Common Mistakes When Building SaaS Applications
The biggest SaaS mistakes usually aren't technical—they're architectural decisions that become harder to change as a product grows.
- SaaS
- Architecture
- Product Development
Most mistakes don't look like mistakes
Building a SaaS product is full of trade-offs.
Very few architectural decisions are objectively wrong. The problem is that decisions made for today's requirements often become tomorrow's constraints.
Over the years, I've found that the most expensive mistakes aren't the complicated ones—they're the small assumptions that quietly spread throughout a codebase.
1. Treating tenancy as an afterthought
If your product will eventually support multiple organizations or customers, think about tenancy early.
Tenant context touches far more than database queries.
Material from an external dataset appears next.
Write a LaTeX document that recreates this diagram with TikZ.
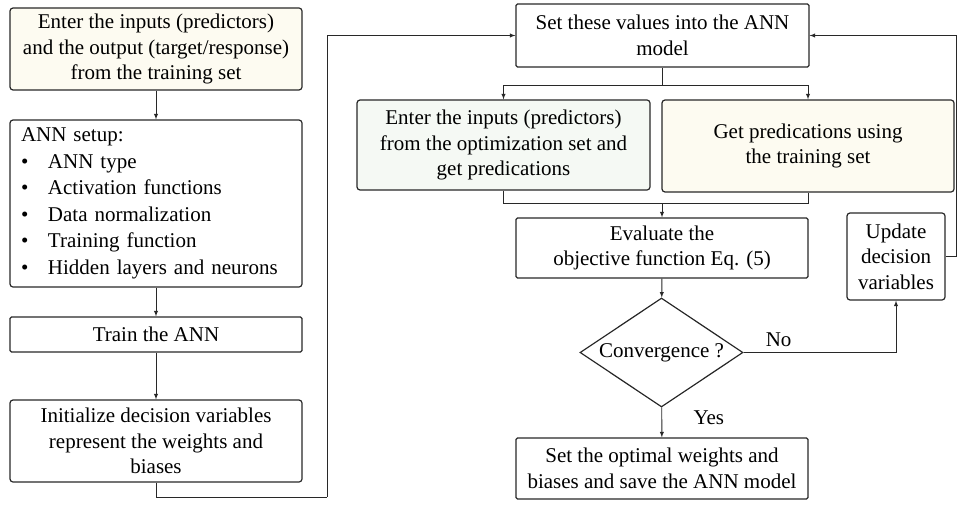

It influences authentication, authorization, background jobs, file storage, caching, notifications, and reporting.
Adding those boundaries later is possible—but rarely enjoyable.
2. Building for imaginary scale
It's easy to spend weeks designing infrastructure you'll never need.
Microservices, event-driven architectures, and highly distributed systems solve real problems—but usually only after a product reaches a certain level of complexity.
Until then, a well-structured monolith is often the fastest way to deliver value.
Build for today's problems while leaving room to grow.
3. Underestimating permissions
Simple role systems rarely stay simple.
Most products eventually need exceptions:
- Managers who can approve but not delete
- Support staff with temporary access
- Customers with limited administrative rights
Designing around abilities and permissions instead of hard-coded roles gives your product far more flexibility over time.
4. Forgetting the operational side of software
Shipping features is only part of the job.
Reliable SaaS products also need:
- Useful logs
- Monitoring
- Background job visibility
- Safe deployments
- Internal support tools
When a customer reports a problem, your team should be able to answer "What happened?" without guessing.
5. Letting billing shape the entire product
Billing matters, but it shouldn't become the centre of your architecture.
Keep subscription logic isolated so the rest of your application continues to model the business itself—not your payment provider.
6. Assuming today's requirements are permanent
Many products begin with assumptions like:
- One workspace
- One currency
- One language
- One role
Some of those assumptions will eventually change.
You don't need to build every future feature today, but you should avoid making likely changes unnecessarily difficult.
7. Waiting too long for feedback
Large releases create unnecessary risk.
Small, incremental releases make it easier to validate ideas, gather feedback, and adjust direction before significant time has been invested.
Working software is almost always more valuable than perfect plans.
Build for change
Good SaaS architecture isn't about predicting the future perfectly.
It's about creating software that's straightforward to understand, safe to change, and resilient as new requirements appear.
For most products, that means:
- Clear tenant boundaries
- Explicit authorization
- Reliable deployments
- Maintainable architecture
- Incremental delivery
None of these ideas are particularly exciting.
That's exactly why they work.
Final thoughts
The biggest SaaS mistakes rarely come from advanced engineering problems.
More often, they come from assumptions made too early or shortcuts that become permanent.
A solid foundation won't guarantee success—but it gives your product the flexibility to evolve as your customers and business grow.